◆ TASK ◆
Set down, exactly as written, the lines from the top of the data to the line that holds "A BOX CHANNEL</text>", and omit the pictures.
BEGIN
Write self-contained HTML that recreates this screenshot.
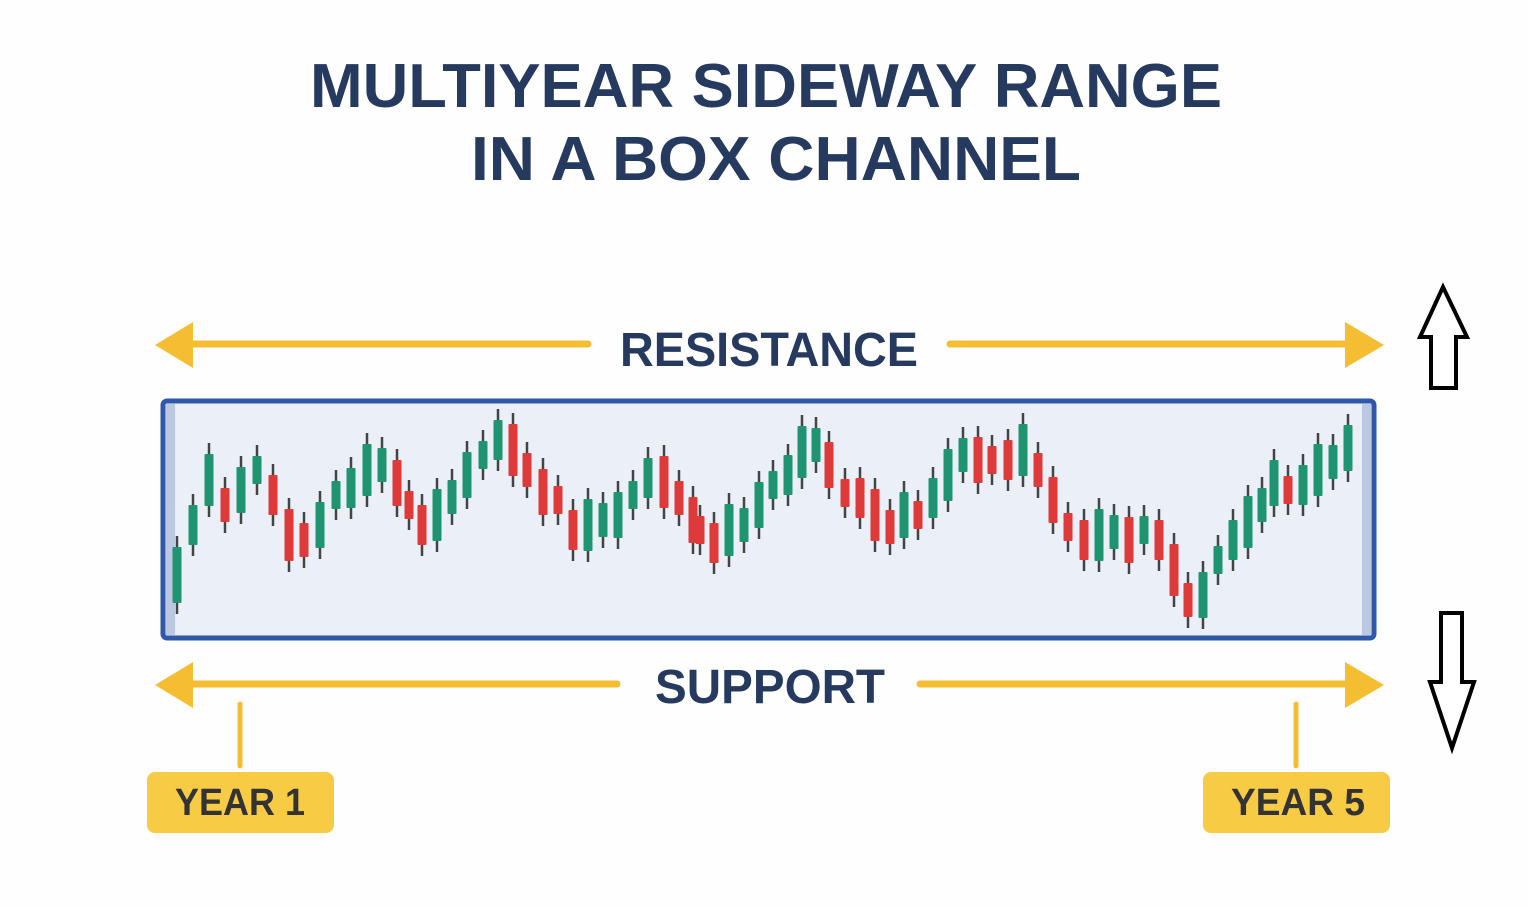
<!DOCTYPE html>
<html><head><meta charset="utf-8"><style>
html,body{margin:0;padding:0;background:#fff;}
svg{display:block;}
text{font-family:"Liberation Sans",sans-serif;font-weight:bold;}
</style></head><body>
<svg id="s" width="1528" height="907" viewBox="0 0 1528 907" xmlns="http://www.w3.org/2000/svg">
<rect width="1528" height="907" fill="#fefefe"/>
<text x="310" y="107" font-size="62" fill="#253a5e" textLength="912" lengthAdjust="spacingAndGlyphs">MULTIYEAR SIDEWAY RANGE</text>
<text x="471" y="180" font-size="62" fill="#253a5e" textLength="610" lengthAdjust="spacingAndGlyphs">IN A BOX CHANNEL</text>

<line x1="185" y1="344" x2="588" y2="344" stroke="#f4bd32" stroke-width="7" stroke-linecap="round"/>
<polygon points="155,345 193,322 193,368" fill="#f4bd32"/>
<line x1="950" y1="344" x2="1352" y2="344" stroke="#f4bd32" stroke-width="7" stroke-linecap="round"/>
<polygon points="1384,345 1345,322 1345,368" fill="#f4bd32"/>
<text x="620" y="366" font-size="48" fill="#253a5e" textLength="298" lengthAdjust="spacingAndGlyphs">RESISTANCE</text>

<line x1="185" y1="684" x2="617" y2="684" stroke="#f4bd32" stroke-width="7" stroke-linecap="round"/>
<polygon points="155,685 193,662 193,708" fill="#f4bd32"/>
<line x1="920" y1="684" x2="1352" y2="684" stroke="#f4bd32" stroke-width="7" stroke-linecap="round"/>
<polygon points="1384,685 1345,662 1345,708" fill="#f4bd32"/>
<text x="655" y="703" font-size="48" fill="#253a5e" textLength="230" lengthAdjust="spacingAndGlyphs">SUPPORT</text>

<rect x="163" y="401" width="1211" height="237" rx="4" fill="#eaeff8" stroke="#2f58a8" stroke-width="5"/>
<rect x="166" y="404" width="9" height="231" fill="#bcc8e2"/>
<rect x="1362" y="404" width="9" height="231" fill="#bcc8e2"/>
<g id="c"></g>

<line x1="240" y1="704" x2="240" y2="766" stroke="#f4bd32" stroke-width="5" stroke-linecap="round"/>
<rect x="147" y="772" width="187" height="61" rx="8" fill="#f8cb45"/>
<text x="175" y="815" font-size="38" fill="#333" textLength="130" lengthAdjust="spacingAndGlyphs">YEAR 1</text>
<line x1="1296" y1="704" x2="1296" y2="766" stroke="#f4bd32" stroke-width="5" stroke-linecap="round"/>
<rect x="1203" y="772" width="187" height="61" rx="8" fill="#f8cb45"/>
<text x="1231" y="815" font-size="38" fill="#333" textLength="134" lengthAdjust="spacingAndGlyphs">YEAR 5</text>

<polygon points="1443,287 1467,337 1456,337 1456,388 1431,388 1431,337 1420,337" fill="#fff" stroke="#000" stroke-width="4" stroke-linejoin="miter"/>
<polygon points="1441,613 1462,613 1462,682 1474,682 1452,748 1430,682 1441,682" fill="#fff" stroke="#000" stroke-width="4" stroke-linejoin="miter"/>
</svg>
<script>
var d=[[177,575],[193,525],[209,480],[225,505],[241,490],[257,470],[273,495],[289,535],[304,540],[320,525],[336,495],[351,488],[367,470],[382,465],[397,483],[409,505],[422,525],[437,515],[452,497],[467,475],[483,455],[498,440],[513,450],[527,470],[543,492],[558,500],[573,530],[588,525],[603,520],[618,515],[633,495],[648,478],[664,482],[679,498],[693,520],[700,530],[714,543],[729,530],[744,525],[759,505],[773,485],[788,475],[802,452],[816,445],[829,465],[845,493],[860,498],[875,515],[890,527],[904,515],[918,515],[933,498],[948,475],[963,455],[978,460],[992,460],[1008,460],[1023,450],[1038,470],[1053,500],[1068,527],[1084,540],[1099,535],[1114,532],[1129,540],[1144,530],[1159,540],[1174,570],[1188,600],[1203,595],[1218,560],[1233,540],[1248,522],[1262,505],[1274,483],[1288,490],[1303,485],[1318,470],[1333,462],[1348,448]];
var g=document.getElementById('c'),h='';
for(var i=0;i<d.length;i++){var x=d[i][0],y=d[i][1];var prev=i>0?d[i-1][1]:y+20;var up=y<prev;
var bh=28+((i*37)%5)*6;if(i==0)bh=56;var col=up?'#1f9470':'#df3a3a';
h+='<line x1="'+x+'" y1="'+(y-bh/2-11)+'" x2="'+x+'" y2="'+(y+bh/2+11)+'" stroke="#444" stroke-width="2.5"/>';
h+='<rect x="'+(x-4.5)+'" y="'+(y-bh/2)+'" width="9" height="'+bh+'" rx="1" fill="'+col+'"/>';}
g.innerHTML=h;
</script>
</body></html>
END
◆ THE SOLUTION ◆
Write self-contained HTML that recreates this screenshot.
<!DOCTYPE html>
<html><head><meta charset="utf-8"><style>
html,body{margin:0;padding:0;background:#fff;}
svg{display:block;}
text{font-family:"Liberation Sans",sans-serif;font-weight:bold;}
</style></head><body>
<svg id="s" width="1528" height="907" viewBox="0 0 1528 907" xmlns="http://www.w3.org/2000/svg">
<rect width="1528" height="907" fill="#fefefe"/>
<text x="310" y="107" font-size="62" fill="#253a5e" textLength="912" lengthAdjust="spacingAndGlyphs">MULTIYEAR SIDEWAY RANGE</text>
<text x="471" y="180" font-size="62" fill="#253a5e" textLength="610" lengthAdjust="spacingAndGlyphs">IN A BOX CHANNEL</text>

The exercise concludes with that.